Enfin, la directive permet aux Etats membres de limiter ou, dans des cas exceptionnels et dûment justifiés, de retirer le bénéfice des conditions matérielles d’accueil. Ce pourra être le cas, par exemple, lorsqu’un demandeur n’a pas introduit de demande d’asile à son arrivée dans l’Etat membre ou, s’agissant de l’assistance et de la représentation juridiques gratuites, lorsque le recours ne présente aucune probabilité réelle d’aboutir.

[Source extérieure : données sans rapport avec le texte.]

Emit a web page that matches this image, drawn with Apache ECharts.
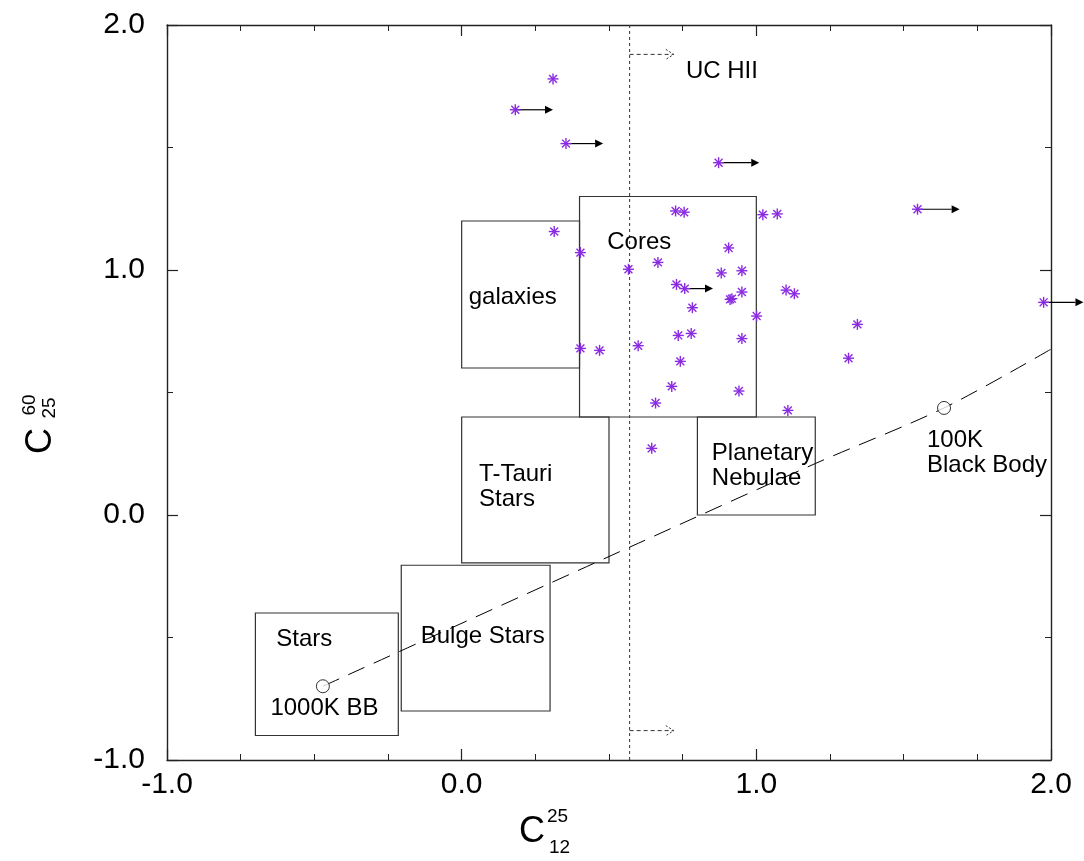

(1) Les Etats membres de l’UE se sont engagés à achever le régime d’asile européen commun d’ici à la fin 2012. A l’heure actuelle, sur les cinq instruments de ce « paquet législatif », seule la directive relative aux conditions que doivent remplir les demandeurs d’asile est d’ores et déjà entrée en vigueur en janvier 2012 (voir ASH n° 2731-2732 du 11-11-11, p. 20). La réforme de la directive du 1er décembre 2005 relative à la procédure d’octroi et de retrait de la protection internationale, du règlement de Dublin de 2003 établissant les mécanismes de détermination de l’Etat membre responsable de l’examen d’une demande d’asile et du règlement de 2002 relatif à la base de données d’empreintes digitales Eurodac sont toujours en négociation entre les deux colégislateurs (le Conseil de l’UE et le Parlement européen).
(2) Ne sont toutefois pas liés par la directive le Danemark, l’Irlande et le Royaume-Uni.